We first met Sasha and Alla some years ago at a seder, actually; a mutual friend had called to say she knew a Russian couple who had never celebrated Passover but wanted to start. They were shy at first, but warmed over the evening. Affter we sang “Dayenu,” Alla told us that although the haggadah was foreign to her, she remembered that melody from childhood. They’ve celebrated with us ever since.
Last February, about two months before seder, I emailed our usual participants and a few other ritual-minded friends and asked for help writing our own haggadah. We exchanged a lot of email in crafting a haggadah custom-designed for our household.
We came up with audience participation ideas, like going around the table to name our own personal liberations. We searched out transliterations and sheet music to level the ritual playing field.
References to Jews as a “chosen people” struck us as chauvinistic, and likely to alienate those who were not Jewish among us; instead we tried to hint at universal redemption through telling our Jewish liberation story. Long Hebrew passages seemed likely to alienate both those who were not Jewish among us and the Jews who weren’t reared with strong Jewish educations: we opted for the vernacular in many cases, even replacing the Birkat HaMazon (grace after meals) with an English-language prayer of Thanksgiving.
We argued back and forth about fifth cups of wine: should we pour one in honor of the State of Israel, or is that too Zionist? What if we pour one in hopes of peace between the Israelis and Palestinians? What about the tradition that holds we cannot drink the fifth cup of wine until the Messiah comes? Speaking of Messiah, are we comfortable with that idea, or would we rather refer to a day when the work of creation is completed?
At the end of two months we had our haggadah.
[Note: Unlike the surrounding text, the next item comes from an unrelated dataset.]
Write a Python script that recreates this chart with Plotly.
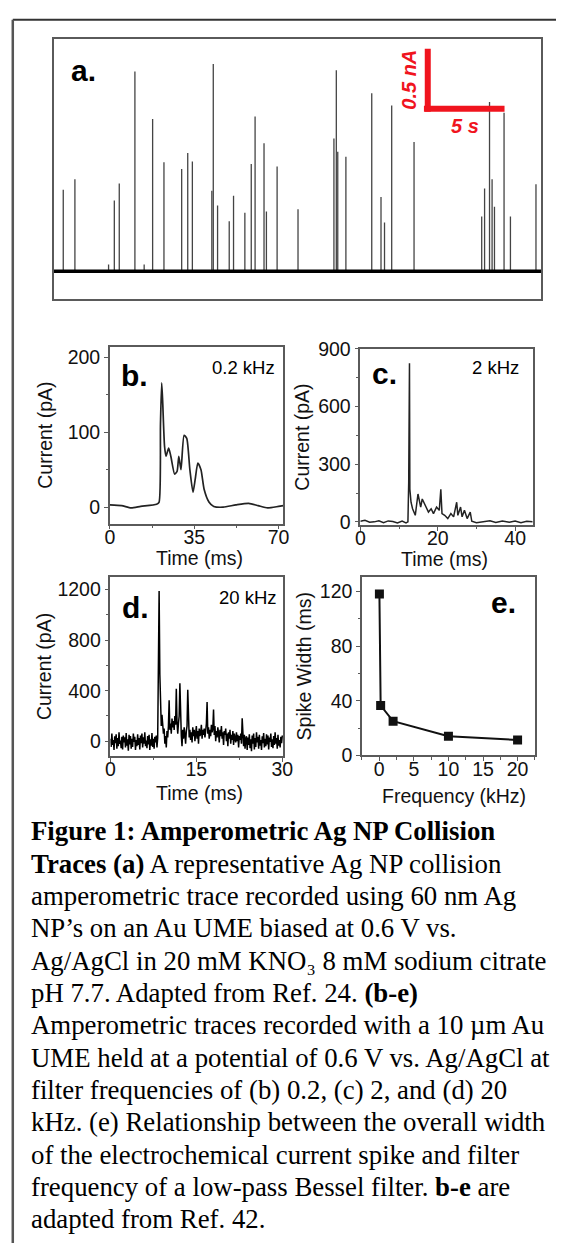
import plotly.graph_objects as go

W, H = 566, 1254

# ---------------- data ----------------
# (a) collision trace: spike times (s) and heights (nA)
spike_t = [0.6, 1.33, 3.44, 3.8, 4.11, 5.09, 5.67, 6.2, 6.91, 8.02, 8.4, 8.69, 9.91, 10.0, 10.27,
           11.0, 11.27, 11.98, 12.38, 12.62, 13.18, 13.33, 14.0, 15.31, 17.56, 17.71, 17.8, 18.31,
           19.93, 20.51, 20.73, 21.18, 22.58, 26.82, 27.0, 27.31, 27.47, 27.62, 28.22, 28.62, 30.22]
spike_h = [0.67, 0.755, 0.056, 0.58, 0.72, 1.64, 0.056, 1.25, 0.895, 0.84, 0.97, 0.90, 0.66, 1.70, 0.54,
           0.41, 0.62, 0.48, 0.88, 1.27, 1.05, 0.49, 0.86, 0.51, 1.09, 1.65, 0.98, 0.94,
           1.46, 0.61, 0.40, 1.36, 1.06, 0.45, 0.68, 1.39, 0.755, 0.53, 1.30, 0.45, 0.715]
base_t = [0, 30.56]
base_i = [0, 0]

# (b) 0.2 kHz trace
b_t = [0, 4.9, 8.8, 12.8, 19.4, 20.4, 21.0, 21.5, 21.9, 22.7, 23.3, 24.4, 25.3, 26.9, 27.9, 28.6,
       29.5, 30.8, 31.9, 33.2, 34.5, 35.4, 36.5, 37.8, 39.1, 41.1, 43.1, 47.0, 52.3, 57.6, 61.5, 65.5, 70.0, 72.0]
b_i = [3, 2, -1, 1, 4, 6.5, 111, 166, 142, 81, 68, 79, 68, 44, 48, 68,
       50, 96, 92, 50, 20, 37, 59, 50, 24, 7, 1, 0, 3, 5, 2, -1, 1, 2]

# (c) 2 kHz trace
c_t = [0, 1.2, 2.4, 3.6, 4.8, 6.0, 7.2, 8.4, 9.6, 10.8, 11.8, 12.3, 12.5, 12.7, 12.8, 13.1, 13.5,
       14.2, 14.9, 15.6, 16.0, 16.8, 17.6, 18.3, 18.9, 19.7, 20.4, 20.8, 21.1, 21.8, 22.6, 23.4,
       24.1, 24.9, 25.2, 25.9, 26.3, 26.9, 27.6, 28.4, 28.8, 30.0, 31.7, 33.5, 35.0, 36.7, 38.5,
       40.0, 41.5, 43.0, 44.5]
c_i = [3, 8, -2, 0, 6, -4, 5, 2, -6, 4, -5, 0, 204, 826, 170, 102, 68,
       34, 145, 77, 119, 85, 51, 68, 43, 77, 60, 170, 43, 34, 17, 43,
       26, 102, 34, 77, 26, 60, 17, 51, 3, -4, 0, 6, -3, 5, -2,
       4, -5, 3, 1]

# (d) 20 kHz trace, sampled every 0.125 ms
d_dt = 0.125
d_i = [20, -45, 60, -30, 10, -70, 40, -15, 55, -60, 25, -40, 70, -20, 5, -55, 35, -65, 45, -10,
       30, -50, 65, -35, 15, -75, 50, -25, 40, -60, 20, -45, 60, -5, 35, -70, 10, -40, 55, -30,
       25, -65, 45, -15, 60, -50, 30, -20, 70, -40, 5, -55, 40, -25, 50, -70, 15, -35, 65, -45,
       20, -60, 35, -10, 45, -50, 25,
       750, 1190, 530, 280, 120, 210, 150, 60, 100, -20, 40, -50, 80, 30, 120, 324, 90, 140, 60,
       180, 110, 160, 90, 200, 130, 415, 150, 60, 140, 200, 459, 120, 40, -40, 90, 20, 110, 50,
       -20, 80, 120, 407, 100, 30, 90, 10, 70, -10, 110, 40, 90, 0, 60, 120, 20, 80, -20, 100,
       40, 60, 130, 20, 90, 50, 100, 30, 80, 140, 311, 60, 110, 20, 90, 40, 130, 70, 100, 251,
       50, 120, 0, 80, 30, 110, 60, -10, 90, 40, 120, 20, 70, -30, 80, 50, 100, 0, 60, -40,
       70, 20, 90, -20, 50, 10, 80, -30, 60, 30, -10, 70, 0, 50, -50, 40, 10, 60, -20, 181,
       30, -40, 50, -60, 20, 40, -70, 30, -30, 55, -55, 15, -80, 45, -20, 60, -65, 25, -45, 70,
       -10, 35, -60, 50, -35, 10, -70, 40, -15, 65, -50, 20, -40, 55, -25, 45, -65, 30, -5, 60,
       -45, 15, -55, 40, -30, 70, -20, 25, -60, 50, -35, 10, -50, 35, -15, 45]
d_t = [k * d_dt for k in range(len(d_i))]

# (e) spike width vs filter frequency
e_f = [0.02, 0.2, 2, 10, 20]
e_w = [118, 36.5, 25, 14, 11.3]

# ---------------- helpers ----------------
def xd(x0, x1):
    return [x0 / W, x1 / W]

def yd(y0, y1):
    return [1 - y1 / H, 1 - y0 / H]

def px(x):
    return x / W

def py(y):
    return 1 - y / H

SANS = "Liberation Sans, Arial, sans-serif"
SERIF = "Liberation Serif, Times New Roman, serif"
AX = "#5a5a5a"
TXT = "#111111"

fig = go.Figure()

# (a)
sx, sy = [], []
for t, h in zip(spike_t, spike_h):
    sx += [t, t, None]
    sy += [0, h, None]
fig.add_trace(go.Scatter(x=sx, y=sy, mode="lines", line=dict(color="#444", width=1.3),
                         xaxis="x", yaxis="y", showlegend=False, hoverinfo="skip"))
fig.add_trace(go.Scatter(x=base_t, y=base_i, mode="lines", line=dict(color="#000", width=3.5),
                         xaxis="x", yaxis="y", showlegend=False))
# (b)
fig.add_trace(go.Scatter(x=b_t, y=b_i, mode="lines", line=dict(color="#222", width=1.7, shape="spline", smoothing=0.6),
                         xaxis="x2", yaxis="y2", showlegend=False))
# (c)
fig.add_trace(go.Scatter(x=c_t, y=c_i, mode="lines", line=dict(color="#222", width=1.5),
                         xaxis="x3", yaxis="y3", showlegend=False))
# (d)
fig.add_trace(go.Scatter(x=d_t, y=d_i, mode="lines", line=dict(color="#000", width=1.5),
                         xaxis="x4", yaxis="y4", showlegend=False))
# (e)
fig.add_trace(go.Scatter(x=e_f, y=e_w, mode="lines+markers", line=dict(color="#111", width=2),
                         marker=dict(symbol="square", size=9, color="#111"),
                         xaxis="x5", yaxis="y5", showlegend=False))

tickfont = dict(family=SANS, size=19.5, color=TXT)
titlefont = dict(family=SANS, size=19.5, color=TXT)

def ax(domain, rng, dtick=None, minor=None, anchor=None, title=None, standoff=4, labels=True, lso=0):
    d = dict(domain=domain, range=rng, showline=True, mirror=True, linecolor=AX, linewidth=1.5,
             showgrid=False, zeroline=False, anchor=anchor, tickfont=tickfont)
    if labels:
        d.update(ticks="outside", ticklen=4, tickwidth=1.3, tickcolor=AX, dtick=dtick, tick0=0,
                 ticklabelstandoff=lso,
                 minor=dict(ticks="outside", ticklen=2.5, tickwidth=1.1, tickcolor=AX, dtick=minor, tick0=0))
    else:
        d.update(ticks="", showticklabels=False)
    if title:
        d.update(title=dict(text=title, font=titlefont, standoff=standoff))
    return d

fig.update_layout(
    width=W, height=H, margin=dict(l=0, r=0, t=0, b=0),
    paper_bgcolor="white", plot_bgcolor="white", showlegend=False,
    xaxis=ax(xd(50, 551), [0, 30.56], anchor="y", labels=False),
    yaxis=ax(yd(28, 293), [-0.226, 1.91], anchor="x", labels=False),
    xaxis2=ax(xd(107.7, 286), [0, 72], 35, 17.5, "y2", lso=-9),
    yaxis2=ax(yd(341.7, 521.7), [-21.9, 214.4], 100, 50, "x2", "Current (pA)", 10),
    xaxis3=ax(xd(365, 542.3), [0, 44.6], 20, 10, "y3", lso=-9),
    yaxis3=ax(yd(344, 523.3), [-17, 900], 300, 150, "x3", "Current (pA)", 3),
    xaxis4=ax(xd(108.3, 286), [0, 30.2], 15, 7.5, "y4", lso=-9),
    yaxis4=ax(yd(576, 758.3), [-117, 1301], 400, 200, "x4", "Current (pA)", 1),
    xaxis5=ax(xd(366.7, 544.3), [-2.5, 22.5], 5, 2.5, "y5", lso=-9),
    yaxis5=ax(yd(576, 757.7), [0, 130.6], 40, 20, "x5", "Spike Width (ms)", 3),
)

# scale bar in panel a (data coordinates)
RED = "#f0141e"
fig.add_shape(type="line", xref="x", yref="y", x0=23.44, x1=23.44, y0=1.825, y1=1.31,
              line=dict(color=RED, width=6))
fig.add_shape(type="line", xref="x", yref="y", x0=23.2, x1=28.25, y0=1.333, y1=1.333,
              line=dict(color=RED, width=6))

ann = []
ann.append(dict(x=22.25, y=1.57, xref="x", yref="y", text="<b><i>0.5 nA</i></b>", textangle=-90,
                xanchor="center", yanchor="middle",
                showarrow=False, font=dict(family=SANS, size=20, color=RED)))
ann.append(dict(x=25.8, y=1.19, xref="x", yref="y", text="<b><i>5 s</i></b>",
                xanchor="center", yanchor="middle",
                showarrow=False, font=dict(family=SANS, size=20, color=RED)))

def lab(x, y, text, size=30, bold=True, color="#000"):
    ann.append(dict(x=px(x), y=py(y), xref="paper", yref="paper", showarrow=False,
                    xanchor="center", yanchor="middle",
                    text=("<b>%s</b>" % text) if bold else text,
                    font=dict(family=SANS, size=size, color=color)))

lab(81, 61, "a.")
lab(133, 371, "b.")
lab(245, 363, "0.2 kHz", 18.5, False)
lab(389.5, 369, "c.")
lab(504, 363, "2 kHz", 18.5, False)
lab(134, 607, "d.")
lab(250, 597, "20 kHz", 18.5, False)
lab(511.7, 602, "e.")

# x-axis titles
lab(200, 557, "Time (ms)", 19.5, False, TXT)
lab(451.5, 558, "Time (ms)", 19.5, False, TXT)
lab(200, 796, "Time (ms)", 19.5, False, TXT)
lab(461, 799, "Frequency (kHz)", 19.5, False, TXT)

# caption
cap_lines = [
    "<b>Figure 1: Amperometric Ag NP Collision</b>",
    "<b>Traces (a)</b> A representative Ag NP collision",
    "amperometric trace recorded using 60 nm Ag",
    "NP’s on an Au UME biased at 0.6 V vs.",
    "Ag/AgCl in 20 mM KNO₃ 8 mM sodium citrate",
    "pH 7.7. Adapted from Ref. 24. <b>(b-e)</b>",
    "Amperometric traces recorded with a 10 µm Au",
    "UME held at a potential of 0.6 V vs. Ag/AgCl at",
    "filter frequencies of (b) 0.2, (c) 2, and (d) 20",
    "kHz. (e) Relationship between the overall width",
    "of the electrochemical current spike and filter",
    "frequency of a low-pass Bessel filter. <b>b-e</b> are",
    "adapted from Ref. 42.",
]
for k, line in enumerate(cap_lines):
    ann.append(dict(x=px(25), y=py(835 + k * 32.9), xref="paper", yref="paper", xanchor="left",
                    yanchor="middle", showarrow=False, text=line,
                    font=dict(family=SERIF, size=26.8, color="#000")))

fig.update_layout(annotations=ann)

# outer frame
fig.add_shape(type="line", xref="paper", yref="paper", x0=px(8), x1=1, y0=py(9), y1=py(9),
              line=dict(color="#333", width=2))
fig.add_shape(type="line", xref="paper", yref="paper", x0=px(8), x1=px(8), y0=py(9), y1=0,
              line=dict(color="#555", width=2.5))

fig.write_html("out.html", config={"displayModeBar": False},
               post_script="document.body.style.margin='0';document.body.style.overflow='hidden';")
On the cover, we listed our names as co-authors, ending with “and you.” Our explanatory note, on the first page, sums up our attitude about the ritual:
“You may be wondering why this haggadah claims to be written by you. The answer is that parts of tonight’s service will be uniquely yours. The written haggadah is our road map, but what we see along the way will be based on who we are.
Judaism has evolved into a tradition without high priest, sage, or penultimate leader. It is the joy and responsibility of every adult Jew to engage with the tradition. Because of this, our seder has no leader and no followers. It is incumbent upon on all of us to lead, follow, create space, ask, and answer.”
Our work paid off; the words flowed smoothly, and everyone at the table helped to lead the service. We went around and added ideas, thoughts, pieces of ourselves to the service. At the end of the evening Alla and Sasha told me that my haggadah was the first one which had ever made them feel connected with the holiday; my husband told me he’d had a wonderful time, and I think he looks forward to Pesach now in a whole new way.
As it turned out, I attended three seders that year. One, with my husband and our circle of friends. Then two in Texas, led by my brother and my cousin, near-duplications of the seders their fathers led throughout our childhoods.
I enjoyed the Texas seders. It was good to learn that I can still make it through “Had Gadya” without tripping over my tongue. But I got a particular thrill from using the hagaddah we had written—and knowing that our ritual was intelligible to my husband made the evening all the sweeter.
I grew up believing that chanting Hebrew at Passover is a mitzvah (commandment). And it may be. But I can’t help thinking that connecting a pair of Soviet Jews with their heritage, and creating a Pesach ritual to which my husband, who is not Jewish, can relate, is a greater mitzvah for me.